The Jayhawk is one of the most unique mascot in all of sports. A person doesn’t need to be a fan of the University of Kansas, or even a sports fan at all to recognize that little crimson, blue, and yellow bird. I, for one, love the fact the Kansas Jayhawks have returned the bird back to the helmets for the 2013 football season.
I never understood when the Jayhawk was removed from the helmets in the first place. I believe it was Glenn Mason who, in either the late 1980′s or early 1990′s, decided to replace the Jayhawk on the helmet with the plain, boring letters – “KU”. It just never made sense to me.
Over the years, as one coach replaced another, from Terry Allen to Turner Gill, I have always hoped one of them would return to the bird to the side of the helmets. Finally, it seems to be happening this season, Head Coach Charlie Weis, in his second season in Lawrence, released a video via twitter on July 1st showing the five helmets Kansas will be wearing in the upcoming football season. Four of the helmets feature the Jayhawk, while the fifth is a throwback from the 1961 Bluebonnet Bowl. It is a powder blue (too close to a North Carolina Blue for my tastes), with white numbers on the side.
Of the other three, one is black, one white, and one the more traditional blue, and all have the familiar Jayhawk on them. The final helmet is red and features the 1941 Fighting Jayhawk on its sides. Although this particular mascot was only used during World War II, it is my favorite of the historical Jayhawks. In my opinion, its fiercer visage is better than the happy countenance displayed by the current Jayhawk. I would love the university go back to that particular Jayhawk. But that’s just me.
Legend has it that the term Jayhawk was the mythical combination of two other birds – the blue jay and the sparrow hawk. The blue jay is a nasty, noisy fowl that often robs other nests. The sparrow hawk is a sleek, stealthy hunter with speed and agility.
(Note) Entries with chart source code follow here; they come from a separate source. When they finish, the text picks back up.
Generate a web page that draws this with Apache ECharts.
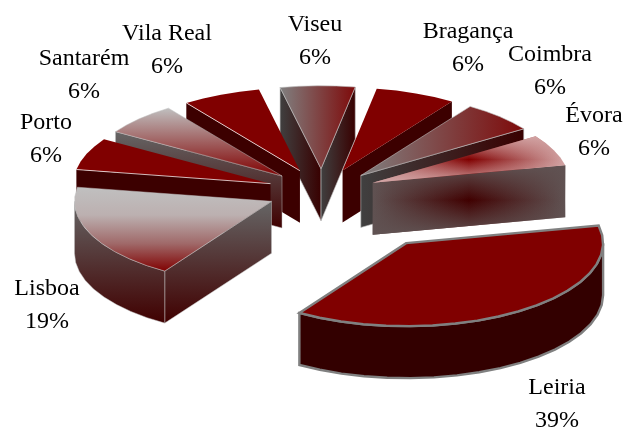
<!DOCTYPE html>
<html><head><meta charset="utf-8">
<style>html,body{margin:0;padding:0;background:#fff}#c{width:629px;height:428px}</style>
<script src="https://cdn.jsdelivr.net/npm/echarts@6/dist/echarts.min.js"></script>
</head><body><div id="c"></div>
<script>
// ---- data ----
const categories = ['Viseu','Bragança','Coimbra','Évora','Leiria','Lisboa','Porto','Santarém','Vila Real'];
const shares     = [6,6,6,6,39,19,6,6,6];

// ---- layout / projection ----
const CX=322, CY=192, RX=197, RY=83, DEPTH=52, START=-11, RIM_STEP=7;
const explodeOf = {Leiria:0.75};
const EXPLODE = 0.28;
// the 3D perspective of the original shifts the angles slightly: pie angle -> screen angle
const perspectiveKnots = [[-11,-12],[10.6,10],[32,33.5],[54,56],[75.6,78],[216,213],[284.4,280],[306,302.5],[327.6,325],[349,348]];
const labelAt = {Viseu:[315,41],'Bragança':[468,48],Coimbra:[550,71],'Évora':[594,132],Leiria:[557,404],Lisboa:[47,305],Porto:[46,139],'Santarém':[84,75],'Vila Real':[167,50]};

function warp(a){
  const k=perspectiveKnots;
  for(let i=1;i<k.length;i++) if(a<=k[i][0]+1e-6){
    const t=(a-k[i-1][0])/(k[i][0]-k[i-1][0]);
    return k[i-1][1]+t*(k[i][1]-k[i-1][1]);
  }
  return k[k.length-1][1];
}
const lin=(x2,y2,stops)=>({type:'linear',x:0,y:0,x2,y2,global:false,colorStops:stops.map((c,i)=>({offset:stops.length>1?i/(stops.length-1):0,color:c}))});
const H=(...s)=>lin(1,0,s), V=(...s)=>lin(0,1,s);
const solid={top:'#800000',wall:'#3c0000',stroke:null};
const grayRed={top:H('#808080','#7e0a0a'),wall:H('#404040','#380000'),stroke:'rgba(190,190,190,.85)'};
const silver={top:V('#c0c0c0','#800000'),wall:V('#666666','#400000'),stroke:'rgba(190,190,190,.7)'};
const centre={top:H('#d2a4a4','#800000','#d2a4a4'),wall:H('#605252','#400000','#605252'),
  topOver:V('#d2a4a4','rgba(210,164,164,0)','#d2a4a4'),wallOver:V('#605252','rgba(96,82,82,0)','#605252'),stroke:null};
const looks={Viseu:grayRed,'Bragança':solid,Coimbra:grayRed,'Évora':centre,
  Leiria:{top:'#800000',wall:'#330000',stroke:'#808080',sw:2.4},
  Lisboa:{top:V('#c0c0c0','#bcb0b0','#a06a6a','#800000'),wall:V('#666666','#400000'),stroke:'rgba(190,190,190,.7)'},
  Porto:{...solid,edge:'rgba(255,255,255,.9)'},'Santarém':silver,'Vila Real':{...solid,edge:'rgba(255,255,255,.9)'}};

// ---- geometry from the values ----
const total=shares.reduce((a,b)=>a+b,0);
let acc=START;
const slices=categories.map((name,i)=>{
  const a0=acc, a1=acc+shares[i]/total*360; acc=a1;
  const s=warp(a0), e=warp(a1), mid=(s+e)/2*Math.PI/180;
  const ex=explodeOf[name]??EXPLODE;
  return {name,share:shares[i],s,e,ax:CX+ex*RX*Math.sin(mid),ay:CY-ex*RY*Math.cos(mid)};
});
const ordered=slices.slice().sort((p,q)=>p.ay-q.ay);

function renderSlice(params){
  const d=ordered[params.dataIndex], L=looks[d.name];
  const pt=(deg)=>{const r=deg*Math.PI/180;return [d.ax+RX*Math.sin(r),d.ay-RY*Math.cos(r)];};
  const arc=(a,b)=>{const o=[];const n=Math.max(2,Math.ceil((b-a)/RIM_STEP));for(let i=0;i<=n;i++)o.push(pt(a+(b-a)*i/n));return o;};
  const down=p=>[p[0],p[1]+DEPTH];
  const apex=[d.ax,d.ay], kids=[];
  const sw=L.sw||0.7;
  const add=(points,fill,stroke)=>kids.push({type:'polygon',shape:{points},style:{fill,stroke:stroke||null,lineWidth:stroke?sw:0}});
  const wall=(a)=>{const p=pt(a);add([apex,p,down(p),down(apex)],L.wall,L.stroke);if(L.wallOver)add([apex,p,down(p),down(apex)],L.wallOver);};
  const norm=x=>((x%360)+360)%360;
  if(norm(d.s)>180) wall(d.s);
  if(norm(d.e)<180) wall(d.e);
  const r0=Math.max(d.s,90), r1=Math.min(d.e,270);
  if(r1>r0){const t=arc(r0,r1);add(t.concat(t.map(down).reverse()),L.wall,L.stroke);}
  const face=[apex].concat(arc(d.s,d.e));
  add(face,L.top,L.stroke);
  if(L.topOver) add(face,L.topOver);
  if(L.edge) kids.push({type:'polyline',shape:{points:[apex,pt(d.s)]},style:{fill:null,stroke:L.edge,lineWidth:0.8}});
  return {type:'group',children:kids};
}
function renderLabel(params){
  const d=slices[params.dataIndex], p=labelAt[d.name];
  return {type:'text',style:{text:d.name+'\n'+d.share+'%',x:p[0],y:p[1],align:'center',verticalAlign:'middle',
    fill:'#000',font:'24px "Liberation Serif"',lineHeight:33}};
}
const chart=echarts.init(document.getElementById('c'),null,{renderer:'canvas'});
chart.setOption({animation:false,backgroundColor:'#fff',series:[
  {type:'custom',coordinateSystem:'none',renderItem:renderSlice,data:ordered.map(d=>d.share),silent:true},
  {type:'custom',coordinateSystem:'none',renderItem:renderLabel,data:slices.map(d=>d.share),silent:true,z:5}
]});
</script></body></html>
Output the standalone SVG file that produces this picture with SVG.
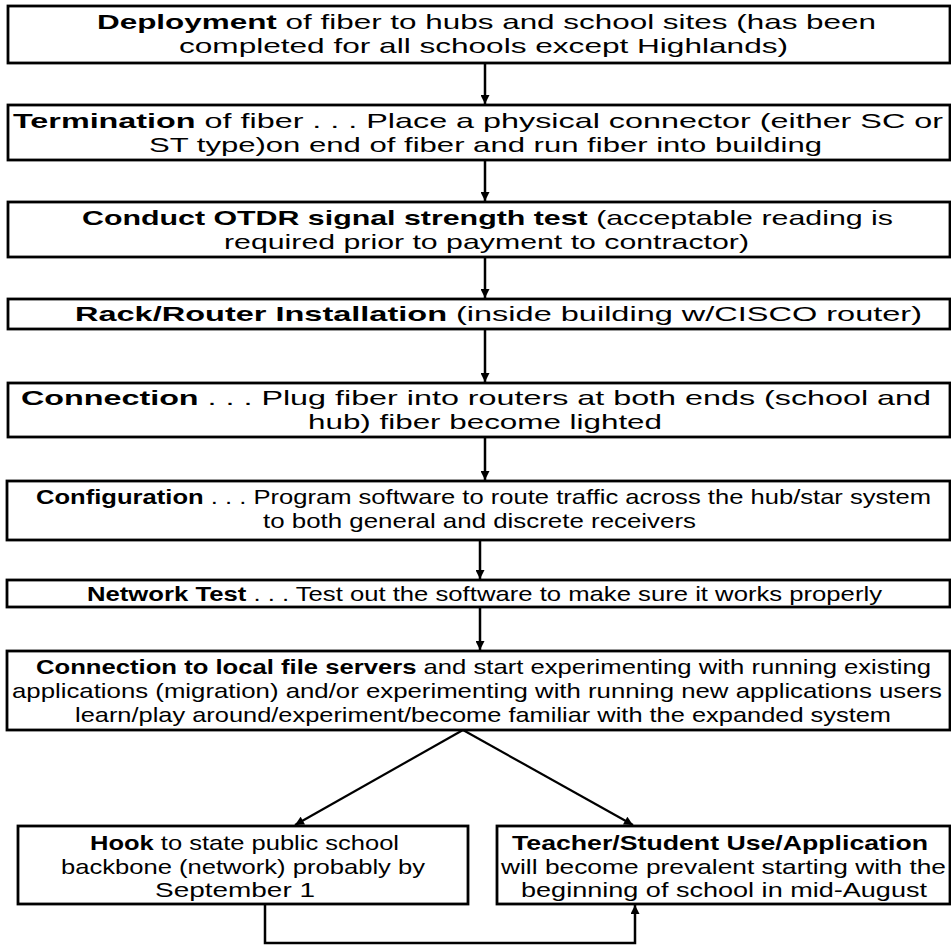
<svg xmlns="http://www.w3.org/2000/svg" width="951" height="949" viewBox="0 0 951 949">
<style>
.box{fill:#fff;stroke:#000;stroke-width:2.8}
.t{font-family:"Liberation Sans",Arial,sans-serif;font-size:21px;fill:#000}
.b{font-weight:bold}
.c{stroke:#000;stroke-width:2.5;fill:none}
.d{stroke:#000;stroke-width:2.2;fill:none}
</style>
<defs>
<marker id="ah" viewBox="0 0 10 10" refX="10" refY="5" markerWidth="10" markerHeight="9" orient="auto" markerUnits="userSpaceOnUse">
<path d="M0,0 L10,5 L0,10 z" fill="#000"/>
</marker>
</defs>
<rect width="951" height="949" fill="#fff"/>
<g id="connectors">
<line class="c" x1="485" y1="63" x2="485" y2="104" marker-end="url(#ah)"/>
<line class="c" x1="485" y1="160" x2="485" y2="201" marker-end="url(#ah)"/>
<line class="c" x1="485" y1="257" x2="485" y2="298" marker-end="url(#ah)"/>
<line class="c" x1="485" y1="329" x2="485" y2="382" marker-end="url(#ah)"/>
<line class="c" x1="485" y1="437" x2="485" y2="480" marker-end="url(#ah)"/>
<line class="c" x1="480" y1="540" x2="480" y2="579" marker-end="url(#ah)"/>
<line class="c" x1="480" y1="607" x2="480" y2="650" marker-end="url(#ah)"/>
<line class="d" x1="463" y1="730" x2="295" y2="825" marker-end="url(#ah)"/>
<line class="d" x1="463" y1="730" x2="633" y2="825" marker-end="url(#ah)"/>
<polyline class="c" points="265,904 265,943 635,943 635,905" marker-end="url(#ah)"/>
</g>
<g id="n1">
<rect class="box" x="8" y="6" width="942" height="57"/>
<text class="t" x="97" y="29" textLength="779" lengthAdjust="spacingAndGlyphs"><tspan class="b">Deployment</tspan> of fiber to hubs and school sites (has been</text>
<text class="t" x="179" y="53" textLength="609" lengthAdjust="spacingAndGlyphs">completed for all schools except Highlands)</text>
</g>
<g id="n2">
<rect class="box" x="8" y="105" width="942" height="55"/>
<text class="t" x="13" y="128" textLength="930" lengthAdjust="spacingAndGlyphs"><tspan class="b">Termination</tspan> of fiber . . . Place a physical connector (either SC or</text>
<text class="t" x="149" y="152" textLength="673" lengthAdjust="spacingAndGlyphs">ST type)on end of fiber and run fiber into building</text>
</g>
<g id="n3">
<rect class="box" x="8" y="202" width="942" height="55"/>
<text class="t" x="82" y="225" textLength="811" lengthAdjust="spacingAndGlyphs"><tspan class="b">Conduct OTDR signal strength test</tspan> (acceptable reading is</text>
<text class="t" x="224" y="249" textLength="525" lengthAdjust="spacingAndGlyphs">required prior to payment to contractor)</text>
</g>
<g id="n4">
<rect class="box" x="8" y="299" width="942" height="30"/>
<text class="t" x="75" y="321" textLength="847" lengthAdjust="spacingAndGlyphs"><tspan class="b">Rack/Router Installation</tspan> (inside building w/CISCO router)</text>
</g>
<g id="n5">
<rect class="box" x="8" y="383" width="942" height="54"/>
<text class="t" x="21" y="405" textLength="910" lengthAdjust="spacingAndGlyphs"><tspan class="b">Connection</tspan> . . . Plug fiber into routers at both ends (school and</text>
<text class="t" x="308" y="429" textLength="354" lengthAdjust="spacingAndGlyphs">hub) fiber become lighted</text>
</g>
<g id="n6">
<rect class="box" x="7" y="481" width="943" height="59"/>
<text class="t" x="36" y="504" textLength="895" lengthAdjust="spacingAndGlyphs"><tspan class="b">Configuration</tspan> . . . Program software to route traffic across the hub/star system</text>
<text class="t" x="263" y="528" textLength="433" lengthAdjust="spacingAndGlyphs">to both general and discrete receivers</text>
</g>
<g id="n7">
<rect class="box" x="7" y="580" width="943" height="27"/>
<text class="t" x="87" y="601" textLength="795" lengthAdjust="spacingAndGlyphs"><tspan class="b">Network Test</tspan> . . . Test out the software to make sure it works properly</text>
</g>
<g id="n8">
<rect class="box" x="7" y="651" width="943" height="79"/>
<text class="t" x="36" y="674" textLength="895" lengthAdjust="spacingAndGlyphs"><tspan class="b">Connection to local file servers</tspan> and start experimenting with running existing</text>
<text class="t" x="12" y="698" textLength="930" lengthAdjust="spacingAndGlyphs">applications (migration) and/or experimenting with running new applications users</text>
<text class="t" x="75" y="722" textLength="816" lengthAdjust="spacingAndGlyphs">learn/play around/experiment/become familiar with the expanded system</text>
</g>
<g id="n9">
<rect class="box" x="18" y="826" width="450" height="78"/>
<text class="t" x="90" y="850" textLength="309" lengthAdjust="spacingAndGlyphs"><tspan class="b">Hook</tspan> to state public school</text>
<text class="t" x="61" y="874" textLength="364" lengthAdjust="spacingAndGlyphs">backbone (network) probably by</text>
<text class="t" x="155" y="897" textLength="160" lengthAdjust="spacingAndGlyphs">September 1</text>
</g>
<g id="n10">
<rect class="box" x="497" y="826" width="453" height="78"/>
<text class="t b" x="512" y="850" textLength="416" lengthAdjust="spacingAndGlyphs">Teacher/Student Use/Application</text>
<text class="t" x="501" y="874" textLength="445" lengthAdjust="spacingAndGlyphs">will become prevalent starting with the</text>
<text class="t" x="521" y="897" textLength="406" lengthAdjust="spacingAndGlyphs">beginning of school in mid-August</text>
</g>
</svg>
The very descriptions of the birds combined to make the Jayhawk, by nature, defy the happy-go-lucky bird that prances about Kansas sporting events now. The fiercer looking Fighting Jayhawk more accurately portrays the spirit of the original birds.
But I digress. The whole point here is that I am thrilled to see the Jayhawk, any version, returned to its rightful place on the sides of the KU football head gear. It has been too long gone, and for no apparent reason. Thanks to Coach Weis for putting the Jayhawk back where it belongs, displayed proudly.
Note – There is a chance the jerseys will be different than these in the videos.